It's been a busy end of the year for Australian singer/songwriter Jarryd James, whose self-titled debut EP, recently came out last month ahead of a North America tour that pairs the artist with buzzy singer Meg Myers. Amidst all the excitement, James sat down with us to chat about how he got his start in music, being called an 'Adult Alternative" artist and what allowed him to get over stage fright.
What's your music background?
I've been making music for a while -- not like what I'm doing now, but for the better part of the last ten years I've been making music in different formats and nothing had really connected like this. Before that, I didn't make any music. I was kind of shy, especially with singing; I didn't sing in front of anybody. I spent a lot of my childhood learning various instruments, trying to see how other people do it and figure out the best way I could do it.
What were you going to do if music did not pan out?
I kinda got a bit demoralized by the whole situation. Like I said, I was making music for a while, but about two years ago I stopped because it just got way too hard to be able to do it and still love it at the same time. So, I just started working full-time. I was in a job where I looked after young people and that's what I did for the last five odd years until I quit this last year, because things were going well [with the music] and I had to quit that job out of necessity. I just didn't have time for it, which was great.
How does it feel to have a hit record out? All of this fame sort of came at once. How has that been?
It's been great, man. I think the best part is that I didn't really have any time to sort of develop an idea of what to expect, so there's no letting me down. I'm able to enjoy it for what it is, and I'm having a great time. I'm in Berlin right now, about to do a show, and it's nearly sold out. That's the most incredible feeling, considering what I was doing just six months ago.

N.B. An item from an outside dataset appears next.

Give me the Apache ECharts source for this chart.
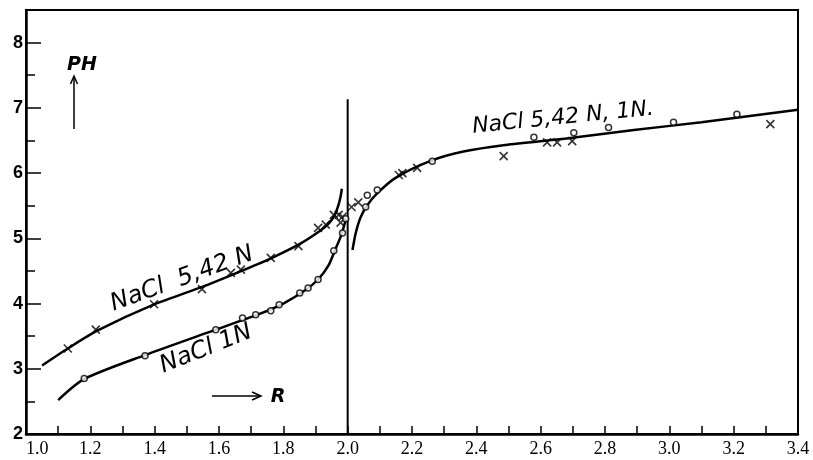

You've worked with some great people, including Joel Little who worked on projects with Lorde, Sam Smith, and producer Malay who has worked with the likes of Frank Ocean. What has it been like to find yourself working with these talents?
It kind of blows my mind. I mean, look at what they've achieved. With both of those people, Joel and Malay, it feels a little bit too good to be true. But at the same time there was no pressure put on any of it because we all had the same agenda, which was to just make music we wanted to listen to ourselves, that we would be proud of, not to make singles or hits or whatever that shit means. Malay in particular, that [connection] was random and I think it was supposed to happen. When we were in the studio, half the time when I would want to suggest something he would already be doing it. That's super rare.
And touring with Meg Myers? That must be incredibly exciting.
Yeah, it's going to be sick, man. Just the fact that I get to play to so many various audiences around America -- I've only played two shows in the States, one in New York and one in L.A. so far -- that's going to be so interesting. And I think the difference in sounds that Meg and I both have will be a cool thing as well.
People like to draw parallels between your music and the likes of Sam Smith, Ed Sheeran, Nick Jonas and other neo-soul-esque musicians on the scene lately. How do you feel about those parallels?
Well I think it's always really awesome. One thing I've got to remember is that, regardless of whether I like the artist that I'm getting compared to or not, the reason that I'm getting compared to them is, most of the time, this is an artist they listen to and like themselves. So, I think it has more to do with the fact that they like it and not that it sounds like it. I don't set out to make music for any particular genre, it's just what comes out.
Who or what are some of your major influences?
It could be anything. I could hear a song and not know who it is and that could inspire me to write something. Actually, yesterday I was leaving a venue -- we had just played a show in Amsterdam -- and I don't know if you've heard of singer-songwriter RY X, but he's absolutely incredible. He's just an example but I had no idea where I had heard him before but it really inspire me to write some music. But on the other hand, the stuff that I've been listening to for years and years include the Beatles, Harry Nilsson, Harry Chapin, Stevie Wonder. Actually, Ben Folds is probably the biggest influence on me melodically, I always used to listen to his music.
Billboard wrote that you're "bubbling" under Adult Alternative Songs. Do you feel that category is fitting for you and your artistry?
I don't really know what to think of that. First of all, I don't even really know what that means [laugh]. The word "adult" applies to a whole bunch of age groups, so I don't really know, man. To be honest with you, I don't really take any notice of that sort of thing. Because, when people hear it they will like it if they like it, and they won't if they don't. And I'm not going to change the type of music I make to fit with other songs.
What artist, living or deceased, would you most like to collaborate with?
I'd love to do something with Brian Adams. I think he has the best voice in the world. And I know that's a weird one, you know with the different genres, but I just think a duet with him would be sick.
You've said that you used to have anxiety when it came to your stage presence before. How do you feel about being onstage now?
Yeah, I just used to be really shy. It's weird -- I don't really know why, but I can just do it now. I think I just have grown confident in what I can do now. I forget what's going on half the time when I'm singing, I'm just focusing on singing as good as I can and I'm singing with as much as emotion as possible. Sometimes I catch myself going "Oh, shit, there's all these people staring at me," but I'm alright. I'm good now.